You Will Now Be Compensated By Telecommunication Companies For Poor Network
You stand now to be compensated by telecommunication companies as a result poor connectivity in voice, SMS and data services.
This is as a result of the new draft regulations, which were published on 10th September for public comment, seek to compel the telecommunications providers to either pay or offer credit equivalent to the time mobile phone users are without voice and SMS services.
The new rules are aimed at shielding millions of mobile phone clients from poor services related to network outages, including lack of Internet connections.
When enforced, telecommunication companies Such as Safaricom, Airtel and Telkom Kenya will start bearing the cost of the losses incurred by their customers as a result of poor network connectivity.
According to a report published by The Business Daily, the regulator is permitted by law to sanction any telecommunications company that inconveniences customers through service interruptions as a result of omission on its part.
An operator found in breach of the law risks a fine of up to 0.2 percent of its revenues, which could run into hundreds of millions.
Now, the Communications Authority of Kenya (CA) also wants to include compensation to mobile clients that are usually affected during the outages.

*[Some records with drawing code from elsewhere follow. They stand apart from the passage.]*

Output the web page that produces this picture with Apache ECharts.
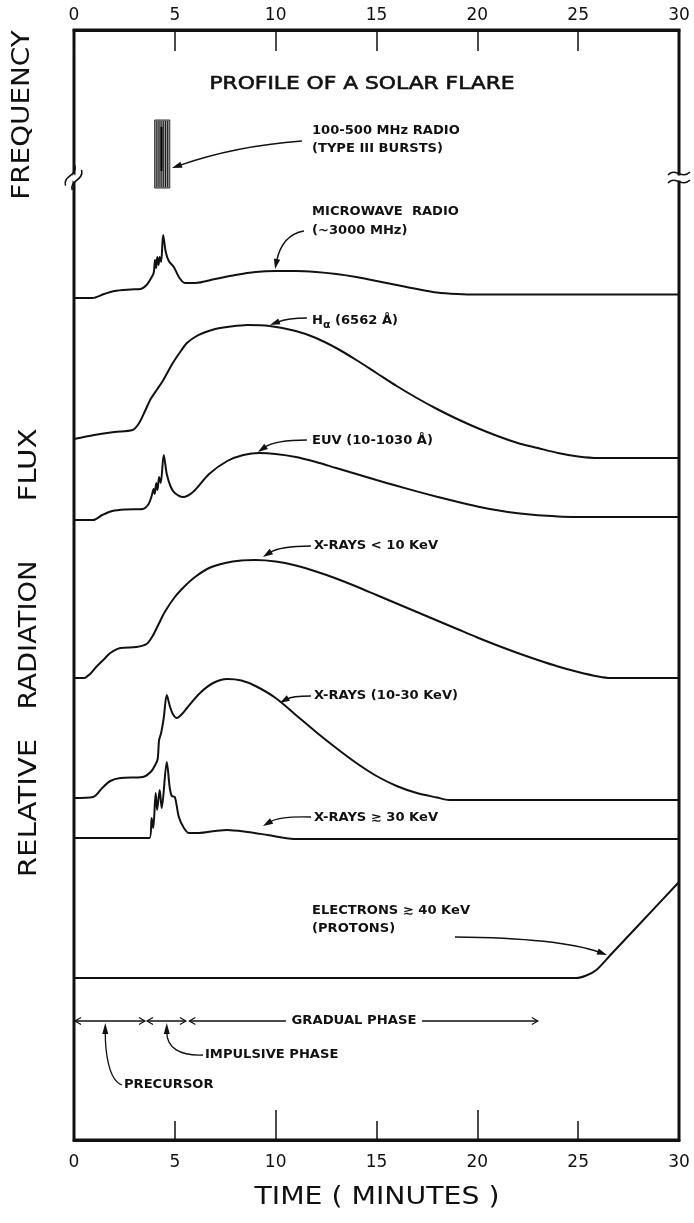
<!DOCTYPE html>
<html>
<head>
<meta charset="utf-8">
<script src="https://cdn.jsdelivr.net/npm/echarts@6/dist/echarts.min.js"></script>
<style>
  html, body { margin: 0; padding: 0; background: #fff; }
  #chart { width: 694px; height: 1223px; }
</style>
</head>
<body>
<div id="chart"></div>
<script>
// ---- Time axis (minutes) ----
const timeTicks = [0, 5, 10, 15, 20, 25, 30];

// ---- Flux profiles: [minutes, relative flux above each trace's own baseline] ----
const microwave = [[0,0],[0.9,0],[1.5,0.4],[2.0,0.7],[2.8,0.85],[3.3,0.9],[3.6,1.3],[3.8,1.9],[3.95,2.5],[4.02,3.8],[4.07,3.0],[4.13,4.1],[4.19,3.3],[4.25,4.1],[4.32,3.6],[4.42,6.3],[4.55,4.6],[4.7,3.7],[4.95,3.1],[5.2,2.1],[5.5,1.5],[6.0,1.5],[7,1.9],[8,2.3],[9,2.6],[10,2.7],[11,2.7],[12,2.6],[13,2.4],[14,2.1],[15,1.7],[16,1.3],[17,0.9],[18,0.55],[19,0.4],[20,0.35],[30,0.35]];
const halpha = [[0,0],[1,0.4],[2,0.7],[2.9,0.9],[3.2,1.5],[3.5,2.7],[3.8,4.0],[4.1,4.9],[4.4,5.8],[4.9,7.6],[5.3,8.8],[5.6,9.6],[6.0,10.2],[6.4,10.6],[7.0,11.0],[7.6,11.2],[8.6,11.4],[9.7,11.3],[11,10.8],[12,10.1],[13,9.1],[14,7.9],[15,6.6],[16,5.3],[17,4.1],[18,3.0],[19,2.0],[20,1.1],[21,0.3],[22,-0.4],[23,-0.9],[24,-1.4],[25,-1.75],[26,-1.9],[30,-1.9]];
const euv = [[0,0],[0.95,0],[1.4,0.5],[1.9,0.9],[2.6,1.05],[3.4,1.1],[3.7,1.6],[3.85,2.4],[3.95,3.1],[4.0,2.6],[4.08,3.7],[4.14,3.0],[4.22,4.3],[4.3,3.7],[4.45,6.5],[4.6,4.6],[4.8,3.3],[5.0,2.7],[5.4,2.3],[5.9,2.8],[6.7,4.6],[7.6,5.9],[8.4,6.5],[9.2,6.7],[10,6.6],[11,6.3],[12,5.8],[13,5.2],[14,4.6],[15,4.0],[16,3.42],[17,2.86],[18,2.32],[19,1.82],[20,1.36],[21,0.97],[22,0.67],[23,0.47],[24,0.36],[25,0.31],[26,0.3],[30,0.3]];
const xraySoft = [[0,0],[0.5,0],[0.8,0.4],[1.1,1.1],[1.5,1.9],[1.8,2.5],[2.3,3.0],[3.1,3.1],[3.6,3.4],[3.9,4.2],[4.2,5.4],[4.5,6.6],[5.0,8.1],[5.5,9.2],[6.0,10.1],[6.7,11.0],[7.5,11.5],[8.3,11.75],[9,11.8],[10,11.65],[11,11.25],[12,10.65],[13,9.95],[14,9.15],[15,8.3],[16,7.45],[17,6.6],[18,5.75],[19,4.9],[20,4.05],[21,3.25],[22,2.5],[23,1.8],[24,1.15],[25,0.6],[26,0.15],[26.6,0],[30,0]];
const xrayMid = [[0,0],[0.95,0.1],[1.4,1.0],[1.8,1.7],[2.3,2.0],[3.4,2.1],[3.8,2.6],[4.05,3.4],[4.15,3.9],[4.22,5.8],[4.32,6.5],[4.45,8.0],[4.6,10.3],[4.75,9.2],[4.9,8.4],[5.1,8.0],[5.4,8.5],[5.6,9.0],[6.25,10.5],[6.9,11.5],[7.6,11.9],[8.3,11.75],[9,11.2],[10,10.0],[11,8.3],[12,6.6],[13,5.0],[14,3.5],[15,2.2],[16,1.2],[17,0.5],[18,0.05],[18.6,-0.2],[30,-0.2]];
const xrayHard = [[0,0],[3.75,0],[3.85,2.0],[3.93,1.0],[4.05,4.5],[4.12,2.8],[4.25,4.8],[4.35,3.0],[4.6,7.6],[4.75,5.0],[4.85,4.2],[5.0,4.1],[5.2,2.1],[5.45,1.0],[5.7,0.5],[6.2,0.5],[7.0,0.7],[7.6,0.8],[8.6,0.6],[9.6,0.3],[10.9,-0.1],[30,-0.1]];
const electrons = [[0,0],[24.9,0],[25.4,0.25],[25.9,0.8],[26.6,2.3],[28,5.3],[30,9.6]];

// Baseline level of each stacked trace on the shared flux scale
const baselines = [84.2, 70.1, 62.0, 46.2, 34.2, 30.2, 16.2];

// Type III burst in the frequency panel: [start min, end min, low, high]
const typeIIIBurst = [[4.0, 4.75, 95.2, 102.0]];

// Flare phases along the time axis
const phaseNames = ['PRECURSOR', 'IMPULSIVE PHASE', 'GRADUAL PHASE'];
const phaseStart = [0.05, 3.62, 5.72];
const phaseEnd = [3.52, 5.55, 23.0];

const INK = '#111';
const FONT = "'DejaVu Sans', sans-serif";

const profiles = [microwave, halpha, euv, xraySoft, xrayMid, xrayHard, electrons];
const profileNames = ['Microwave', 'H-alpha', 'EUV', 'X-rays <10 keV', 'X-rays 10-30 keV', 'X-rays >=30 keV', 'Electrons'];

const chart = echarts.init(document.getElementById('chart'));

const lineSeries = profiles.map((prof, i) => ({
  type: 'line',
  name: profileNames[i],
  data: prof.map(([t, f]) => [t, baselines[i] + f]),
  smooth: 0.3,
  showSymbol: false,
  silent: true,
  lineStyle: { color: INK, width: 2 },
  z: 3
}));

const burstSeries = {
  type: 'custom',
  name: 'Type III bursts',
  data: typeIIIBurst,
  silent: true,
  encode: { x: [0, 1], y: [2, 3] },
  renderItem(params, api) {
    const a = api.coord([api.value(0), api.value(3)]);
    const b = api.coord([api.value(1), api.value(2)]);
    const x = a[0], y = a[1], w = b[0] - a[0], h = b[1] - a[1];
    const kids = [{ type: 'rect', shape: { x, y, width: w, height: h }, style: { fill: '#9a9a9a', stroke: '#333', lineWidth: 1 } }];
    const n = 7;
    for (let i = 1; i < n; i++) {
      const xx = x + (w * i) / n;
      kids.push({ type: 'line', shape: { x1: xx, y1: y + 1, x2: xx, y2: y + h - 1 }, style: { stroke: '#1a1a1a', lineWidth: 1 } });
    }
    kids.push({ type: 'line', shape: { x1: x + w * 0.45, y1: y + h * 0.1, x2: x + w * 0.45, y2: y + h * 0.75 }, style: { stroke: '#000', lineWidth: 2 } });
    return { type: 'group', children: kids };
  },
  z: 3
};

const axisLabel = { fontFamily: FONT, fontSize: 17, color: INK };

chart.setOption({
  animation: false,
  backgroundColor: '#fff',
  grid: { left: 74, right: 15, top: 30, bottom: 83, show: true, borderColor: INK, borderWidth: 3 },
  xAxis: [
    { type: 'value', position: 'bottom', min: 0, max: 30, interval: 5,
      axisLine: { show: true, lineStyle: { color: INK, width: 3 } },
      axisTick: { show: true, inside: true, length: 19, lineStyle: { color: INK, width: 1.5 } },
      axisLabel: { ...axisLabel, margin: 14 }, splitLine: { show: false } },
    { type: 'value', position: 'top', min: 0, max: 30, interval: 5,
      axisLine: { show: true, lineStyle: { color: INK, width: 3 } },
      axisTick: { show: true, inside: true, length: 21, lineStyle: { color: INK, width: 1.5 } },
      axisLabel: { ...axisLabel, margin: 6 }, splitLine: { show: false } },
    { type: 'value', position: 'bottom', min: 0, max: 30, interval: 10,
      axisLine: { show: false },
      axisTick: { show: true, inside: true, length: 30, lineStyle: { color: INK, width: 1.5 } },
      axisLabel: { show: false }, splitLine: { show: false } }
  ],
  yAxis: { type: 'value', min: 0, max: 111, show: false },
  series: [...lineSeries, burstSeries]
});

// ---- Annotations ----
const P = (t, v) => chart.convertToPixel({ gridIndex: 0 }, [t, v]);

function label(text, x, y, opts = {}) {
  const weight = opts.weight || 'bold';
  const style = {
    text, fill: INK,
    font: `${weight} ${opts.size || 12}px ${FONT}`,
    textAlign: opts.align || 'left', align: opts.align || 'left',
    textVerticalAlign: 'middle', verticalAlign: 'middle',
    rich: opts.rich
  };
  if (opts.edge) { style.stroke = INK; style.lineWidth = opts.edge; }
  return { type: 'text', x, y, scaleX: opts.sx || 1.09, rotation: opts.rot || 0, silent: true, z: 10, style };
}

function curvedArrow(p0, cp, p1, hl = 10, hw = 3.2) {
  const dx = p1[0] - cp[0], dy = p1[1] - cp[1];
  const L = Math.hypot(dx, dy) || 1;
  const ux = dx / L, uy = dy / L;
  const bx = p1[0] - ux * hl * 0.8, by = p1[1] - uy * hl * 0.8;
  const hx = p1[0] - ux * hl, hy = p1[1] - uy * hl;
  return [
    { type: 'bezierCurve', silent: true, z: 10,
      shape: { x1: p0[0], y1: p0[1], cpx1: cp[0], cpy1: cp[1], x2: bx, y2: by },
      style: { stroke: INK, lineWidth: 1.4, fill: null } },
    { type: 'polygon', silent: true, z: 10,
      shape: { points: [[p1[0], p1[1]], [hx - uy * hw, hy + ux * hw], [hx + uy * hw, hy - ux * hw]] },
      style: { fill: INK } }
  ];
}

function openHead(x, y, dir) {
  return { type: 'polyline', silent: true, z: 10,
    shape: { points: [[x - dir * 6, y - 3.5], [x, y], [x - dir * 6, y + 3.5]] },
    style: { stroke: INK, lineWidth: 1.2, fill: null } };
}

function hLine(x1, x2, y) {
  return { type: 'line', silent: true, z: 10, shape: { x1, y1: y, x2, y2: y }, style: { stroke: INK, lineWidth: 1.3 } };
}

function breakMark(cx, cy, rot) {
  return { type: 'group', x: cx, y: cy, rotation: rot, silent: true, z: 20, children: [
    { type: 'rect', shape: { x: -3, y: -2.5, width: 6, height: 5 }, style: { fill: '#fff' } },
    { type: 'bezierCurve', shape: { x1: -11, y1: -3, cpx1: -4, cpy1: -11, cpx2: 3, cpy2: 2, x2: 11, y2: -6 }, style: { stroke: INK, lineWidth: 1.6, fill: null } },
    { type: 'bezierCurve', shape: { x1: -11, y1: 5, cpx1: -4, cpy1: -3, cpx2: 3, cpy2: 10, x2: 11, y2: 2 }, style: { stroke: INK, lineWidth: 1.6, fill: null } }
  ] };
}

const g = [];

// Titles and axis names
g.push(label('PROFILE OF A SOLAR FLARE', 362, 84, { size: 18, align: 'center', sx: 1.21, weight: 'normal', edge: 0.6 }));
g.push(label('TIME ( MINUTES )', 377, 1198, { size: 24, align: 'center', sx: 1.18, weight: 'normal' }));
g.push(label('FREQUENCY', 23, 115, { size: 24, align: 'center', sx: 1.16, rot: Math.PI / 2, weight: 'normal' }));
g.push(label('FLUX', 30, 465, { size: 24, align: 'center', sx: 1.22, rot: Math.PI / 2, weight: 'normal' }));
g.push(label('RADIATION', 30, 635, { size: 24, align: 'center', sx: 1.14, rot: Math.PI / 2, weight: 'normal' }));
g.push(label('RELATIVE', 30, 808, { size: 24, align: 'center', sx: 1.22, rot: Math.PI / 2, weight: 'normal' }));

// Trace labels
g.push(label('100-500 MHz RADIO', 312, 131));
g.push(label('(TYPE III BURSTS)', 312, 149));
g.push(label('MICROWAVE  RADIO', 312, 212));
g.push(label('(~3000 MHz)', 312, 231));
g.push(label('H{a|α} (6562 Å)', 312, 321, { rich: { a: { font: `bold 10px ${FONT}`, fill: INK, padding: [8, 0, 0, 0] } } }));
g.push(label('EUV (10-1030 Å)', 312, 441));
g.push(label('X-RAYS < 10 KeV', 314, 546));
g.push(label('X-RAYS (10-30 KeV)', 314, 696));
g.push(label('X-RAYS ≳ 30 KeV', 314, 818));
g.push(label('ELECTRONS ≳ 40 KeV', 312, 911));
g.push(label('(PROTONS)', 312, 929));

// Arrows pointing at the traces (positions on the time/flux scale)
g.push(...curvedArrow(P(11.30, 99.9), P(7.98, 99.4), P(4.86, 97.2)));
g.push(...curvedArrow(P(11.40, 90.9), P(10.31, 90.5), P(9.97, 87.1)));
g.push(...curvedArrow(P(11.55, 82.2), P(10.61, 82.2), P(9.72, 81.5)));
g.push(...curvedArrow(P(11.55, 70.0), P(9.97, 70.0), P(9.12, 68.8)));
g.push(...curvedArrow(P(11.75, 59.4), P(10.21, 59.4), P(9.37, 58.3)));
g.push(...curvedArrow(P(11.75, 44.4), P(10.81, 44.4), P(10.2, 43.7)));
g.push(...curvedArrow(P(11.75, 32.3), P(10.21, 32.4), P(9.37, 31.4)));
g.push(...curvedArrow(P(18.89, 20.3), P(24.10, 20.2), P(26.43, 18.5)));

// Phase spans
const rowY = 1021;
const xs = phaseStart.map(t => P(t, 0)[0]);
const xe = phaseEnd.map(t => P(t, 0)[0]);
g.push(hLine(xs[0], xe[0], rowY), openHead(xs[0], rowY, -1), openHead(xe[0], rowY, 1));
g.push(hLine(xs[1], xe[1], rowY), openHead(xs[1], rowY, -1), openHead(xe[1], rowY, 1));
const gradMid = 354;
g.push(hLine(xs[2], gradMid - 68, rowY), hLine(gradMid + 68, xe[2], rowY), openHead(xs[2], rowY, -1), openHead(xe[2], rowY, 1));
g.push(label(phaseNames[2], gradMid, rowY, { align: 'center', sx: 1.1 }));
g.push(label(phaseNames[1], 205, 1055));
g.push(label(phaseNames[0], 124, 1085));

// Pointers from the phase names up to the span row
const pre = P(1.55, 0)[0], imp = P(4.6, 0)[0];
g.push({ type: 'bezierCurve', silent: true, z: 10, shape: { x1: 122, y1: 1085, cpx1: 108, cpy1: 1080, cpx2: pre, cpy2: 1050, x2: pre, y2: 1032 }, style: { stroke: INK, lineWidth: 1.3, fill: null } });
g.push({ type: 'polygon', silent: true, z: 10, shape: { points: [[pre, rowY + 2], [pre - 3, rowY + 13], [pre + 3, rowY + 13]] }, style: { fill: INK } });
g.push({ type: 'bezierCurve', silent: true, z: 10, shape: { x1: 203, y1: 1055, cpx1: 180, cpy1: 1056, cpx2: imp, cpy2: 1048, x2: imp, y2: 1032 }, style: { stroke: INK, lineWidth: 1.3, fill: null } });
g.push({ type: 'polygon', silent: true, z: 10, shape: { points: [[imp, rowY + 2], [imp - 3, rowY + 13], [imp + 3, rowY + 13]] }, style: { fill: INK } });

// Axis breaks between the frequency and flux panels
const brk = 96.2;
g.push(breakMark(P(0, brk)[0], P(0, brk)[1], 1.0));
g.push(breakMark(P(30, brk)[0], P(30, brk)[1], 0));

chart.setOption({ graphic: { elements: g } });
</script>
</body>
</html>
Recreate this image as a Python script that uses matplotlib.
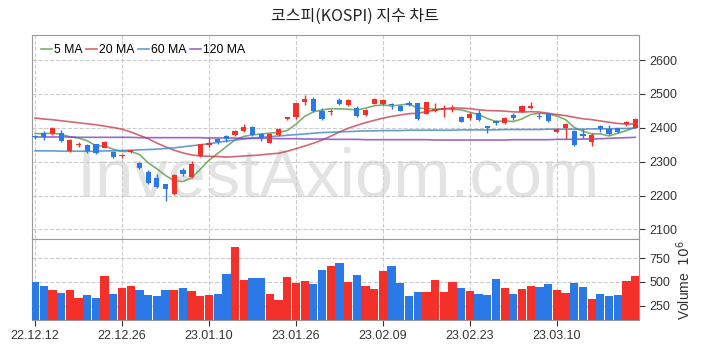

The compensation rule will not however, be enforced on disruptions caused by scheduled maintenance by the Telcos.
“A licensee shall develop and implement an outage credit policy in situations where service is unavailable due to system failure and not as a result of scheduled and publicised maintenance, emergency or natural disaster,” say the draft rules.
Kenya currently has over 55.2 million mobile phone subscribers who made 58.78 billion minutes of calls, up from 39.19 billion in 2015.
When implement, Kenya will be on the same level with most of the European and most western countries that implemented the law.